Thank you very much for this useful and informative post, Douglas. I certainly endorse all that you say. Having completed my doctorate last April, I would only add that certain fundamentals must be in place from the outset to (hopefully) avoid being derailed by avoidable doubts. Although getting them right is no guarantee of success, as you rightly point out that it is a sustained effort over a three-to-four year period, but at least they can improve the probability. Here are a few points that come to mind:

1. Topic: not only should one not only be genuinely and deeply interested in the topic but it should also be logical from a career standpoint. In other words: who is going to read it? Will it be publishable? Although there are candidates in some jurisdictions who complete doctorates without any intention of publishing their work, the merit of this approach to a doctorate is doubtful if one wishes to sustain interest in the topic over a sustained period of time.

2. Career plans: reading a doctorate 'for the sake of it' may be defensible and has been argued by colleagues in the past, I rather doubt the wisdom of it. The cost in time, money and energy entailed is considerably greater than that required for a masters degree. A clear idea of how this doctorate and this thesis fits into your overall career goals is a good reassurance to have during the inevitable downs of the process. That may involve a career outside of academia but more commonly will not. Although one can of course never be sure just where life will take one, it behooves the candidate to at least have a fairly solid idea of how the doctorate will fit into his ambitions for the future. This will hopefully preclude having to continuously justify the project to himself.

3. Financials: this is the true gravimen of the candidate. Without a minimum of financial security, it will be very difficult to invest the effort and energy into the project that is required and simultaneously undertake heavy and generally not very lucrative part-time work. Considering the economic times, the lack of available credit and the fiercely competitive academic jobs market the cost-benefit analysis of the potential Ph.D. applicant should be well-informed and realistic. Investment without reward will be a bitter pill to swallow after years of sustained effort. If done with inadequate resources, it may even lead to the entire project being derailed - the worst possible outcome.

4. Personal life: none of us are automata without personal lives.
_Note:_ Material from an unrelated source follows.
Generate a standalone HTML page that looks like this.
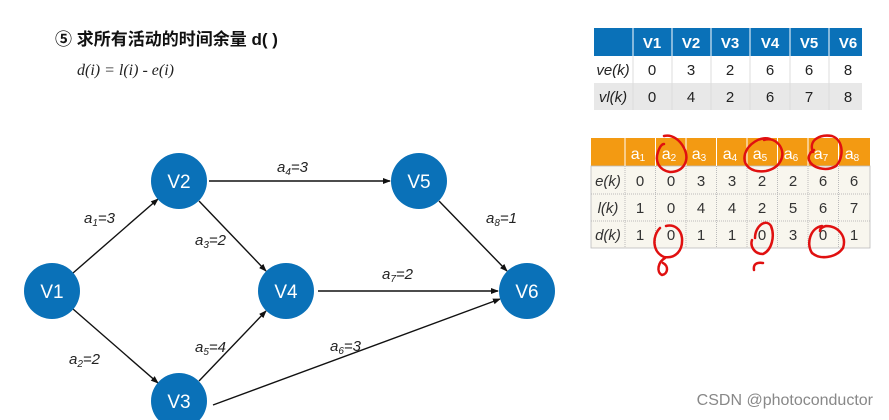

However, we should be aware that the peculiar demands of the project in exclusive attention and focus (largely deriving from the research and writing process) reinforce the need to ensure that we have a reasonable level of calm and stability in our personal lives. Competing demands can make it difficult or even impossible to complete within the specified time and with less leeway in the system than previously allowed, we should be careful. Whilst we cannot foresee a bereavement, we can consider carefully the competing demands of romantic relationships and parenthood for instance.

Hopefully, having got the basics right, we will be able to complete a viable and publishable project in which we have a sincere personal interest. We will know that the project fits into an overall career development plan, that we have sufficient financial security without having to rely on part-time work to survive and that our personal lives offer the requisite stability and time to work. All that then remains is the small matter of completing the project.

Douglas Guilfoyle says

November 16, 2012

Thank you for your long and thoughtful comment Arman. The only note of caution I would strike (as I did in an earlier post on this topic) is on (2). Generally speaking, the odds of securing an academic position after obtaining a PhD are no longer as good as once they were. So the student narrowly focussed on (2) may well be dissapointed. As with all career planning, a Plan B is vital. (More on this in a future post.)